Task requirements:
Write out the listing below exactly, and omit any images you find in it.
— START —
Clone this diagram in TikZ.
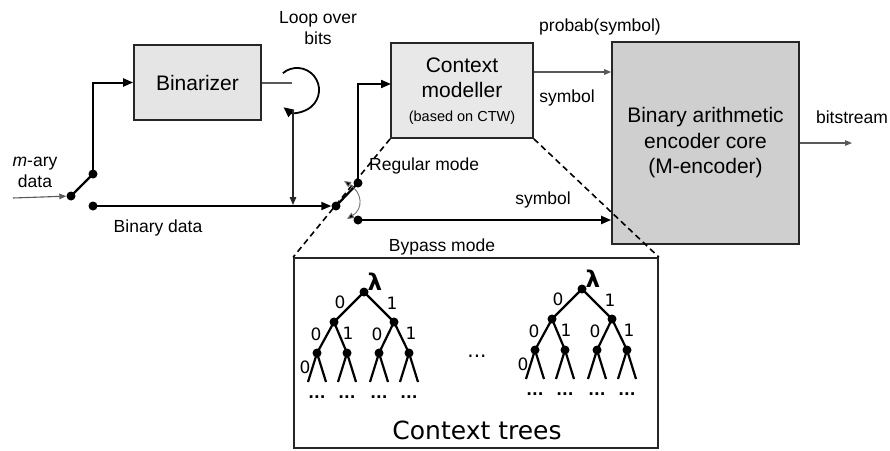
\documentclass[tikz,border=0pt]{standalone}
\usepackage{fontspec}
\setmainfont{Liberation Sans}
\newfontfamily\dv{DejaVu Sans}
\usetikzlibrary{arrows.meta}
\newcommand\ctree[2]{%
\begin{scope}[shift={#2}]
\node[tdot] (#1r) at (364,292) {};
\node[tdot] (#1a) at (334,322) {};
\node[tdot] (#1b) at (394,322) {};
\node[tdot] (#1aa) at (317,353) {};
\node[tdot] (#1ab) at (347,353) {};
\node[tdot] (#1ba) at (379,353) {};
\node[tdot] (#1bb) at (409,353) {};
\draw[tline] (#1a.center) -- (#1r.center) -- (#1b.center);
\draw[tline] (#1aa.center) -- (#1a.center) -- (#1ab.center);
\draw[tline] (#1ba.center) -- (#1b.center) -- (#1bb.center);
\foreach \nn in {aa,ab,ba,bb} {
  \draw[tline] (#1\nn.center) -- ++(-9,29) (#1\nn.center) -- ++(9,29);
  \node[tl, anchor=base, font=\dv\bfseries\fontsize{15}{17}\selectfont] (#1\nn dots) at ([yshift=-45pt]#1\nn.center) {...};
}
\node[tl, font=\dv\bfseries\fontsize{23}{25}\selectfont] (#1lam) at ([xshift=11pt,yshift=10pt]#1r.center) {λ};
\node[tl] (#1l0) at ([xshift=-24pt,yshift=-10pt]#1r.center) {0};
\node[tl] (#1l1) at ([xshift=28pt,yshift=-11pt]#1r.center) {1};
\node[tl] (#1la0) at ([xshift=-18pt,yshift=-12pt]#1a.center) {0};
\node[tl] (#1la1) at ([xshift=14pt,yshift=-11pt]#1a.center) {1};
\node[tl] (#1lb0) at ([xshift=-17pt,yshift=-12pt]#1b.center) {0};
\node[tl] (#1lb1) at ([xshift=17pt,yshift=-11pt]#1b.center) {1};
\node[tl] (#1lc0) at ([xshift=-12pt,yshift=-14pt]#1aa.center) {0};
\end{scope}}
\begin{document}
\begin{tikzpicture}[x=1pt,y=-1pt,
  boxn/.style={draw=black!85, line width=1.7pt, inner sep=0pt, align=center},
  arr/.style={line width=2pt, -{Triangle[length=10pt,width=8pt]}},
  thinarr/.style={draw=black!65, line width=1.1pt, -{Triangle[length=7pt,width=5.5pt]}},
  swdot/.style={circle, fill=black, inner sep=0pt, minimum size=9pt},
  tdot/.style={circle, fill=black, inner sep=0pt, minimum size=9pt},
  lab/.style={font=\fontsize{17.5}{21}\selectfont, inner sep=0pt},
  boxfont/.style={font=\fontsize{21}{25.5}\selectfont},
  tl/.style={font=\dv\fontsize{17}{19}\selectfont, inner sep=0pt},
  tline/.style={line width=2.2pt},
  dsh/.style={line width=1.6pt, dash pattern=on 6pt off 4pt}]
\useasboundingbox[fill=white] (0,0) rectangle (890,450);

% boxes
\node[boxn, fill=black!10, minimum width=127pt, minimum height=75pt, boxfont] (bin) at (197.5,82.5) {Binarizer};
\node[boxn, fill=black!9, minimum width=142pt, minimum height=95pt] (cm) at (462,90.5) {};
\node[boxfont, inner sep=0pt] (cm1) at (462,65) {Context};
\node[boxfont, inner sep=0pt] (cm2) at (462,90) {modeller};
\node[font=\fontsize{14.5}{17}\selectfont, inner sep=0pt] (cm3) at (462,118) {(based on CTW)};
\node[boxn, fill=black!19, minimum width=187pt, minimum height=202pt, boxfont] (bae) at (705.5,143) {Binary arithmetic\\encoder core\\(M-encoder)};
\node[boxn, fill=white, minimum width=364pt, minimum height=190pt] (ct) at (476,353) {};
\node[font=\dv\fontsize{25}{29}\selectfont, inner sep=0pt] (ctl) at (477,430) {Context trees};

% dashed zoom lines
\draw[dsh] (cm.south west) -- (ct.north west);
\draw[dsh] (cm.south east) -- (ct.north east);

% switch 1
\coordinate (in) at (13,198);
\node[swdot] (s1) at (71,196) {};
\node[swdot] (s1u) at (93,174) {};
\node[swdot] (bd) at (93,206) {};
\draw[thinarr] (in) -- (s1);
\draw[line width=2.2pt] (s1.center) -- (s1u.center);
\draw[arr] (s1u.center) |- (bin.west);

% loop over bits
\coordinate (bo) at (292,83);
\coordinate (lpA) at (282.9,73.1);
\draw[draw=black!65, line width=1.1pt] (bin.east |- bo) -- (bo);
\draw[line width=1.8pt, -{Triangle[length=10pt,width=9pt]}] (lpA) arc[start angle=230, end angle=488, radius=22];
\coordinate (lv) at (293,110);
\coordinate (lvend) at (293,205);
\draw[draw=black!85, line width=1.3pt, -{Triangle[length=8pt,width=6.5pt]}] (lv) -- (lvend);

% switch 2
\node[swdot] (s2) at (336,206) {};
\node[swdot] (s2u) at (358,183) {};
\node[swdot] (s2d) at (358,220) {};
\draw[arr] (bd.center) -- (s2);
\draw[line width=2.2pt] (s2.center) -- (s2u.center);
\coordinate (cmin) at (391,84);
\draw[arr] (s2u.center) |- (cmin);
\coordinate (sa) at (344,181);
\coordinate (sb) at (347,219);
\draw[draw=black!55, line width=0.9pt, {Triangle[length=7pt,width=6pt,fill=black]}-{Triangle[length=7pt,width=6pt,fill=black]}] (sa) .. controls (363,193) and (363,209) .. (sb);
\draw[arr] (s2d.center) -- (bae.west |- s2d);

% arrows to/from encoder
\coordinate (pr) at (0,72);
\draw[thinarr, line width=1.3pt] (cm.east |- pr) -- (bae.west |- pr);
\coordinate (out) at (852,143);
\draw[thinarr] (bae.east) -- (out);

% labels
\node[lab, align=center] (mary) at (35,172) {\textit{m}-ary\\data};
\node[lab] (bdl) at (158,228) {Binary data};
\node[lab, align=center] (loop) at (318,28) {Loop over\\bits};
\node[lab] (prl) at (600,27) {probab(symbol)};
\node[lab] (sy1) at (567,98) {symbol};
\node[lab] (bsl) at (852,117) {bitstream};
\node[lab] (sy2) at (543,200) {symbol};
\node[lab, anchor=west] (rml) at (369,166) {Regular mode};
\node[lab] (bpl) at (442,247) {Bypass mode};

% context trees
\ctree{ta}{(0,0)}
\ctree{tb}{(218,-3)}
\node[tl, font=\dv\fontsize{20}{22}\selectfont] (mid) at (477,356) {...};
\end{tikzpicture}
\end{document}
— END —
Solution below:
Clone this diagram in TikZ.
\documentclass[tikz,border=0pt]{standalone}
\usepackage{fontspec}
\setmainfont{Liberation Sans}
\newfontfamily\dv{DejaVu Sans}
\usetikzlibrary{arrows.meta}
\newcommand\ctree[2]{%
\begin{scope}[shift={#2}]
\node[tdot] (#1r) at (364,292) {};
\node[tdot] (#1a) at (334,322) {};
\node[tdot] (#1b) at (394,322) {};
\node[tdot] (#1aa) at (317,353) {};
\node[tdot] (#1ab) at (347,353) {};
\node[tdot] (#1ba) at (379,353) {};
\node[tdot] (#1bb) at (409,353) {};
\draw[tline] (#1a.center) -- (#1r.center) -- (#1b.center);
\draw[tline] (#1aa.center) -- (#1a.center) -- (#1ab.center);
\draw[tline] (#1ba.center) -- (#1b.center) -- (#1bb.center);
\foreach \nn in {aa,ab,ba,bb} {
  \draw[tline] (#1\nn.center) -- ++(-9,29) (#1\nn.center) -- ++(9,29);
  \node[tl, anchor=base, font=\dv\bfseries\fontsize{15}{17}\selectfont] (#1\nn dots) at ([yshift=-45pt]#1\nn.center) {...};
}
\node[tl, font=\dv\bfseries\fontsize{23}{25}\selectfont] (#1lam) at ([xshift=11pt,yshift=10pt]#1r.center) {λ};
\node[tl] (#1l0) at ([xshift=-24pt,yshift=-10pt]#1r.center) {0};
\node[tl] (#1l1) at ([xshift=28pt,yshift=-11pt]#1r.center) {1};
\node[tl] (#1la0) at ([xshift=-18pt,yshift=-12pt]#1a.center) {0};
\node[tl] (#1la1) at ([xshift=14pt,yshift=-11pt]#1a.center) {1};
\node[tl] (#1lb0) at ([xshift=-17pt,yshift=-12pt]#1b.center) {0};
\node[tl] (#1lb1) at ([xshift=17pt,yshift=-11pt]#1b.center) {1};
\node[tl] (#1lc0) at ([xshift=-12pt,yshift=-14pt]#1aa.center) {0};
\end{scope}}
\begin{document}
\begin{tikzpicture}[x=1pt,y=-1pt,
  boxn/.style={draw=black!85, line width=1.7pt, inner sep=0pt, align=center},
  arr/.style={line width=2pt, -{Triangle[length=10pt,width=8pt]}},
  thinarr/.style={draw=black!65, line width=1.1pt, -{Triangle[length=7pt,width=5.5pt]}},
  swdot/.style={circle, fill=black, inner sep=0pt, minimum size=9pt},
  tdot/.style={circle, fill=black, inner sep=0pt, minimum size=9pt},
  lab/.style={font=\fontsize{17.5}{21}\selectfont, inner sep=0pt},
  boxfont/.style={font=\fontsize{21}{25.5}\selectfont},
  tl/.style={font=\dv\fontsize{17}{19}\selectfont, inner sep=0pt},
  tline/.style={line width=2.2pt},
  dsh/.style={line width=1.6pt, dash pattern=on 6pt off 4pt}]
\useasboundingbox[fill=white] (0,0) rectangle (890,450);

% boxes
\node[boxn, fill=black!10, minimum width=127pt, minimum height=75pt, boxfont] (bin) at (197.5,82.5) {Binarizer};
\node[boxn, fill=black!9, minimum width=142pt, minimum height=95pt] (cm) at (462,90.5) {};
\node[boxfont, inner sep=0pt] (cm1) at (462,65) {Context};
\node[boxfont, inner sep=0pt] (cm2) at (462,90) {modeller};
\node[font=\fontsize{14.5}{17}\selectfont, inner sep=0pt] (cm3) at (462,118) {(based on CTW)};
\node[boxn, fill=black!19, minimum width=187pt, minimum height=202pt, boxfont] (bae) at (705.5,143) {Binary arithmetic\\encoder core\\(M-encoder)};
\node[boxn, fill=white, minimum width=364pt, minimum height=190pt] (ct) at (476,353) {};
\node[font=\dv\fontsize{25}{29}\selectfont, inner sep=0pt] (ctl) at (477,430) {Context trees};

% dashed zoom lines
\draw[dsh] (cm.south west) -- (ct.north west);
\draw[dsh] (cm.south east) -- (ct.north east);

% switch 1
\coordinate (in) at (13,198);
\node[swdot] (s1) at (71,196) {};
\node[swdot] (s1u) at (93,174) {};
\node[swdot] (bd) at (93,206) {};
\draw[thinarr] (in) -- (s1);
\draw[line width=2.2pt] (s1.center) -- (s1u.center);
\draw[arr] (s1u.center) |- (bin.west);

% loop over bits
\coordinate (bo) at (292,83);
\coordinate (lpA) at (282.9,73.1);
\draw[draw=black!65, line width=1.1pt] (bin.east |- bo) -- (bo);
\draw[line width=1.8pt, -{Triangle[length=10pt,width=9pt]}] (lpA) arc[start angle=230, end angle=488, radius=22];
\coordinate (lv) at (293,110);
\coordinate (lvend) at (293,205);
\draw[draw=black!85, line width=1.3pt, -{Triangle[length=8pt,width=6.5pt]}] (lv) -- (lvend);

% switch 2
\node[swdot] (s2) at (336,206) {};
\node[swdot] (s2u) at (358,183) {};
\node[swdot] (s2d) at (358,220) {};
\draw[arr] (bd.center) -- (s2);
\draw[line width=2.2pt] (s2.center) -- (s2u.center);
\coordinate (cmin) at (391,84);
\draw[arr] (s2u.center) |- (cmin);
\coordinate (sa) at (344,181);
\coordinate (sb) at (347,219);
\draw[draw=black!55, line width=0.9pt, {Triangle[length=7pt,width=6pt,fill=black]}-{Triangle[length=7pt,width=6pt,fill=black]}] (sa) .. controls (363,193) and (363,209) .. (sb);
\draw[arr] (s2d.center) -- (bae.west |- s2d);

% arrows to/from encoder
\coordinate (pr) at (0,72);
\draw[thinarr, line width=1.3pt] (cm.east |- pr) -- (bae.west |- pr);
\coordinate (out) at (852,143);
\draw[thinarr] (bae.east) -- (out);

% labels
\node[lab, align=center] (mary) at (35,172) {\textit{m}-ary\\data};
\node[lab] (bdl) at (158,228) {Binary data};
\node[lab, align=center] (loop) at (318,28) {Loop over\\bits};
\node[lab] (prl) at (600,27) {probab(symbol)};
\node[lab] (sy1) at (567,98) {symbol};
\node[lab] (bsl) at (852,117) {bitstream};
\node[lab] (sy2) at (543,200) {symbol};
\node[lab, anchor=west] (rml) at (369,166) {Regular mode};
\node[lab] (bpl) at (442,247) {Bypass mode};

% context trees
\ctree{ta}{(0,0)}
\ctree{tb}{(218,-3)}
\node[tl, font=\dv\fontsize{20}{22}\selectfont] (mid) at (477,356) {...};
\end{tikzpicture}
\end{document}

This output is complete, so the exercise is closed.